A luta de classes não desapareceu — foi reorganizada. O capital financeiro, o agronegócio, setores do varejo e das igrejas ocupam posições estratégicas. São eles que definem o que pode e o que não pode. Do outro lado, as maiorias populares estão fora da equação. Desmobilizadas, invisibilizadas ou tratadas como problema de segurança pública. Só entram no debate quando é preciso justificar cortes ou endurecer a repressão. Fora isso, não contam.
Não há como reconstruir o antigo modelo. E o compósito já governa com força. Ou mudamos o rumo e fazemos outras escolhas — de projeto, de povo, de base social — ou o caminho continuará sendo o óbvio: mais concentração, mais chantagem, mais exclusão. Não se trata de esperar, mas de organizar. A história segue. E, como sempre, vai depender de quem está disposto a enfrentá-la em movimento.

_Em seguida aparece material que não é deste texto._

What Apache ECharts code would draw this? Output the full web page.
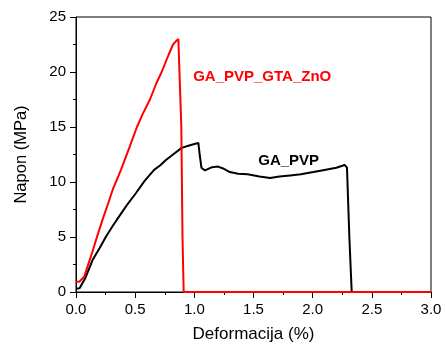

Lula governa hoje entre o espectro e o compósito. Carrega, por experiência e por escolha, os gestos do presidencialismo de coalizão — mas se move dentro de um sistema que já foi capturado por outras lógicas. Negocia como se ainda houvesse pacto, mas entrega como quem sabe que está sob cerco. Pode ser a última tentativa de recompor, pelo alto, uma forma de governo baseada em mediação, política institucional e algum projeto nacional. Ou pode ser o último capítulo de uma era em que a política ainda buscava combinar governabilidade com representação. Se essa tentativa fracassar, o que virá depois talvez já não se preocupe nem com a aparência.